Bireysel özelliklere yönelik öncüllerin örgütsel özdeşleşme üzerindeki etkilerini ilk kez ortaya çıkaran çalışmalardan biri Hall vd.’nin (1970) gerçekleştirmiş oldukları çalışmadır. Hall vd. çalışmalarında, kişinin sahip olduğu özellikler ile örgütün sahip olduğu özelliklerin uyuşması halinde; kişinin örgütü ile özdeşleşme seviyesinin daha yüksek olacağını belirtmişlerdir. Örnek olarak, rekabetçi bir kişilik özelliğine sahip olan bir çalışan, büyüme ve kâr ile ilgili saldırgan tutuma sahip olan bir örgüt ile daha fazla özdeşleşebilecek; sıcak kanlı ve diğer çalışanları destekler nitelikte kişilik özelliklerine sahip bir çalışan ise daha ziyade hizmet odaklı örgütler ile daha fazla özdeşleşme sağlayabilecektir (Hall vd., 1970: 177).

Örgütsel özdeşleşmenin öncülleri araştırıldığında akla ilk gelen seçenek demografik faktörler olmaktadır.
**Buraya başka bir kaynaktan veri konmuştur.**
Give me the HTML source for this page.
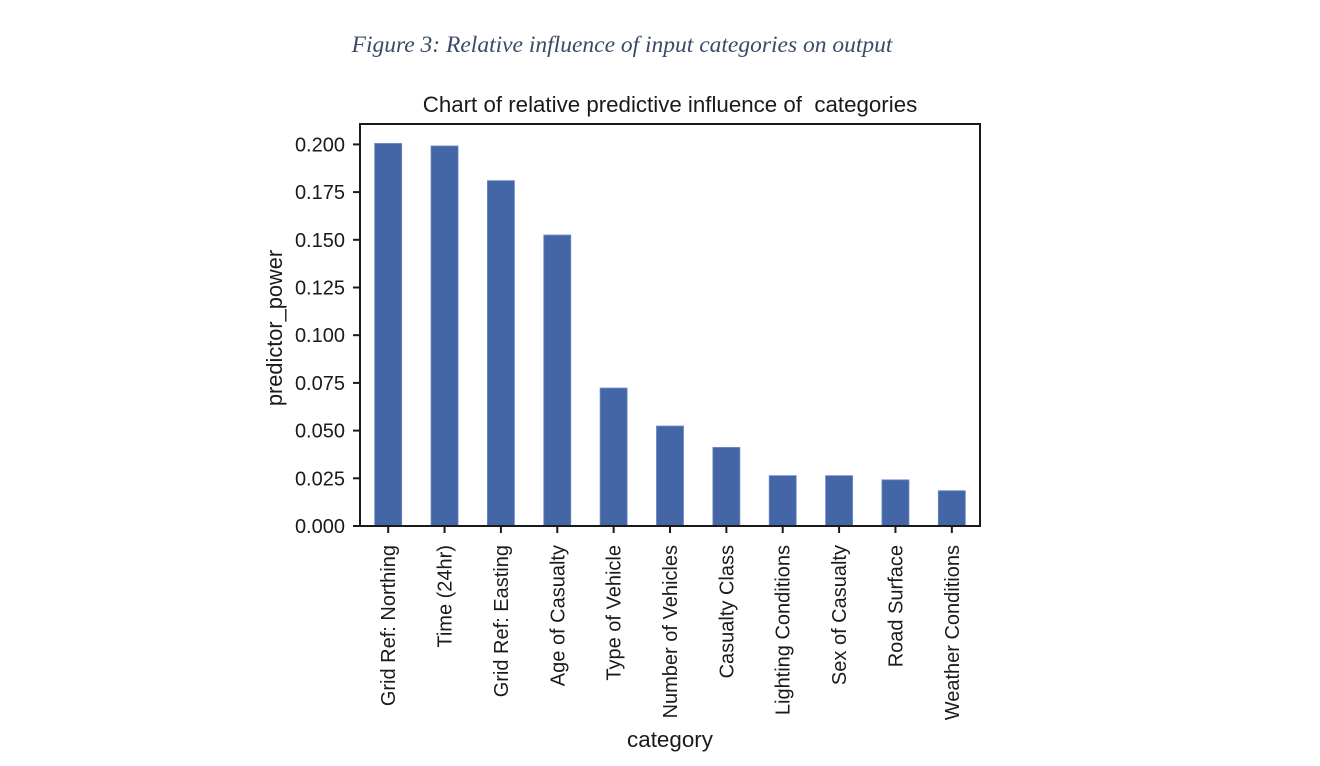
<!DOCTYPE html>
<html><head><meta charset="utf-8"><style>
html,body{margin:0;padding:0;background:#fff;}
svg{display:block;font-family:"Liberation Sans",Arial,sans-serif;}
</style></head><body>
<svg id="chart" width="1320" height="766" viewBox="0 0 1320 766" xmlns="http://www.w3.org/2000/svg">
<text x="622" y="52" text-anchor="middle" font-family="Liberation Serif,serif" font-style="italic" font-size="23.5" fill="#3b4a68">Figure 3: Relative influence of input categories on output</text>
<text x="670" y="112" text-anchor="middle" font-size="22.3" fill="#1a1a1a" style="white-space:pre" xml:space="preserve">Chart of relative predictive influence of  categories</text>
<g id="bars"></g>
<g id="yticks"></g>
<g id="xticks"></g>
<rect x="360" y="124" width="620" height="402" fill="none" stroke="#1a1a1a" stroke-width="2"/>
<text transform="translate(282,328) rotate(-90)" text-anchor="middle" font-size="21.8" fill="#1a1a1a">predictor_power</text>
<text x="670" y="747" text-anchor="middle" font-size="22.4" fill="#1a1a1a">category</text>
</svg>
<script>
const categories = ["Grid Ref: Northing","Time (24hr)","Grid Ref: Easting","Age of Casualty","Type of Vehicle","Number of Vehicles","Casualty Class","Lighting Conditions","Sex of Casualty","Road Surface","Weather Conditions"];
const values = [0.2005,0.1992,0.181,0.1525,0.0723,0.0524,0.0412,0.0264,0.0264,0.0242,0.0185];
const yTicks = [0,0.025,0.05,0.075,0.1,0.125,0.15,0.175,0.2];
const yTickLabels = ["0.000","0.025","0.050","0.075","0.100","0.125","0.150","0.175","0.200"];

const NS="http://www.w3.org/2000/svg";
const L=360,R=980,B=526,T=124;
const yScale=v=>B-v*1908;
const step=(R-L)/categories.length;
const xScale=i=>L+step*(i+0.5);
const bw=step*0.48;
function mk(tag,attrs,parent){const e=document.createElementNS(NS,tag);for(const k in attrs)e.setAttribute(k,attrs[k]);parent.appendChild(e);return e;}
const gb=document.getElementById('bars'),gy=document.getElementById('yticks'),gx=document.getElementById('xticks');
values.forEach((v,i)=>{
  const r=mk('rect',{x:xScale(i)-bw/2,y:yScale(v),width:bw,height:B-yScale(v),fill:'#4466a6',stroke:'#6f8cc4','stroke-width':0.8},gb);
  
  
});
yTicks.forEach((v,i)=>{
  const y=yScale(v);
  const ln=mk('line',{x1:L-7,x2:L,y1:y,y2:y,stroke:'#1a1a1a','stroke-width':2},gy);
  
  
  const t=mk('text',{x:L-15,y:y+7,'text-anchor':'end','font-size':20,fill:'#1a1a1a'},gy);
  t.textContent=yTickLabels[i];
  
  
});
categories.forEach((c,i)=>{
  const x=xScale(i);
  const ln=mk('line',{x1:x,x2:x,y1:B,y2:B+7,stroke:'#1a1a1a','stroke-width':2},gx);
  
  
  const t=mk('text',{transform:`translate(${x+7},545) rotate(-90)`,'text-anchor':'end','font-size':20,fill:'#1a1a1a'},gx);
  t.textContent=c;
  
  
});
</script>
</body></html>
Literatür incelendiğinde, çeşitli araştırmalarda demografik faktörlerin bireysel özelliklere ilişkin öncüller olarak ele alındığı görülmektedir.

Aşağıda bu öncüllerin bazılarına değinilmektedir.

Mael ve Ashforth (1992: 103-123) yaptıkları araştırmada, kişiler arası yakın ilişkilerin, özdeşleşme seviyesi ile olumlu ilişkisi bulunduğunu tespit etmişlerdir.

Kişinin, örgüte sosyal katılım seviyesini örgütsel özdeşleşmeyle ilişkilendirmek mümkündür. Örgüt bünyesinde sosyal etkileşimin fazla olduğu oranda kişiler sosyal bağ geliştirebilmektedirler. Grup ile oluşan yüksek seviyede olumlu temas, kişinin kendisini sosyal birliğin bir üyesi şeklinde sınıflandırma ve tanımlama algısını arttırmakta ve bu durum da güçlü bir özdeşleşmeye sebep olacaktır (Tüzün ve Çağlar, 2008: 1018).

Çalışanların, kişilik ve değerleri ile örgütsel özdeşleşme arasındaki ilişkiyi tespit etmeye yönelik yapılan araştırmalar oldukça sınırlı sayıdadır. Bu kapsamda, Kreiner ve Ashforth’un (2004: 18-20), 330 çalışan üzerinde gerçekleştirmiş oldukları deneysel bir araştırmada; çalışanların olumlu ruh halleri ile özdeşleşme ihtiyacı, örgütsel özdeşleşmeye olumlu yönde, sinizm ve rol içi çatışması ise örgütsel özdeşleşmeye olumsuz yönde etki etmektedir.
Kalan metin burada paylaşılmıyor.